How to do it: Create a structured cross-training program that encourages employees to learn new roles. This not only boosts flexibility but also enhances employee engagement by giving employees the chance to learn new skills and become leaders as they mentor their peers

4. Leverage part-time and seasonal workers


Relying only on a full-time workforce might seem convenient, but when business fluctuates—like during seasonal spikes or slower off-peak dayparts—it can drive up costs unnecessarily. 

How to fix it: Part-time and seasonal workers provide flexibility, allowing you to scale your workforce up or down based on demand. For example, you can schedule your part-time to cover lunch or dinner peaks or hire seasonal staff for the busiest holiday periods. By blending both full-time and flexible workers, you can reduce labor costs without compromising service quality during peak times.

The right technology can help. With an integrated HR system, you can tag applicants or past employees who would be a good fit for part-time or seasonal work, making it easier to bring them on when you’re ready. 

5. Invest in employee retention


Turnover in the restaurant industry is high, and the cost of recruiting and training new staff can pile up.  Plus, experienced employees are more efficient, understand your workflow, and require less supervision, which boosts overall productivity. Investing in retention means you’re keeping the knowledge and skills within your business, reducing onboarding costs. Additionally, retaining staff fosters a positive workplace culture, which improves team morale and contributes to better customer service.

How to do it: To improve retention, offer employees opportunities for growth, like promotions or skill development programs.

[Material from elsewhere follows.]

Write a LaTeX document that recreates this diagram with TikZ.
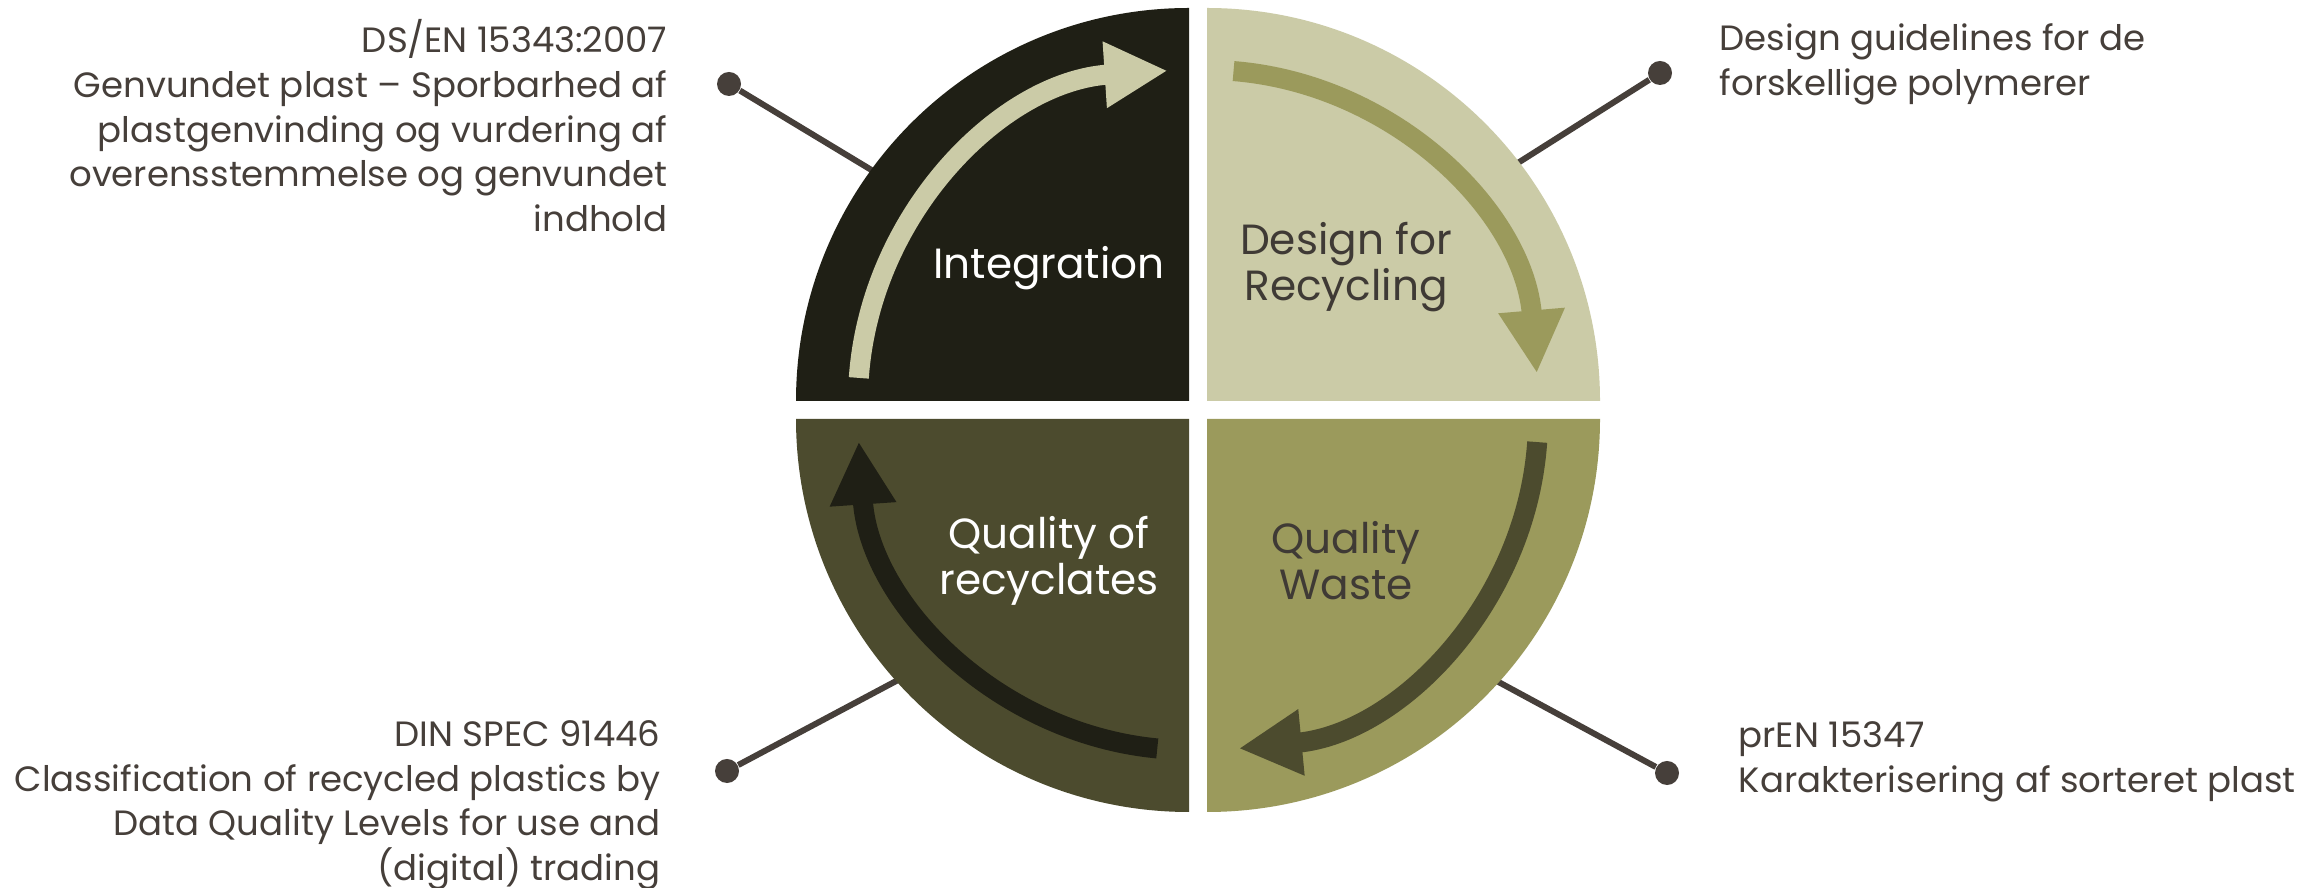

When staff see a clear path for advancement, they’re more likely to stay engaged and grow with you. A workplace culture that values its employees goes a long way to reducing turnover, cutting down on recruitment costs, and fostering a loyal, high-performing team.

6. Optimize time tracking and payroll


Tracking time for hourly workers can be a challenge—especially when employees forget to clock in or out, miss breaks, or punch in early. These seemingly small mistakes can have big consequences for your payroll. If employees are inaccurately recording their hours, you are paying out more than you should, cutting into your profits. 

And it’s not just about overpaying—fixing these mistakes is time-consuming, requiring manual adjustments and double-checking. At best, this is a distraction for your management team; at worst, it can leave you exposed to costly compliance issues, like failing to meet labor law requirements around breaks and shift lengths.

How to fix it: Automating time tracking with a system that integrates directly into your payroll is essential for preventing these errors. By using digital time clocks that sync with your payroll software, you can ensure that hours worked are accurately recorded, breaks are tracked, and compliance is maintained. Look for a system that autoflags any suspicious entries so you can more easily catch issues with clock-ins, clock-outs, and overtime. This saves you time and reduces the risk of overpayment and penalties.

Building a resilient future

While the restaurant industry is facing unprecedented challenges, there are steps you can take to make your business more resilient. By focusing on efficient workforce management—reducing overtime and penalties, avoiding overstaffing, and improving retention—you can keep labor costs under control and position your restaurant to thrive in the face of adversity.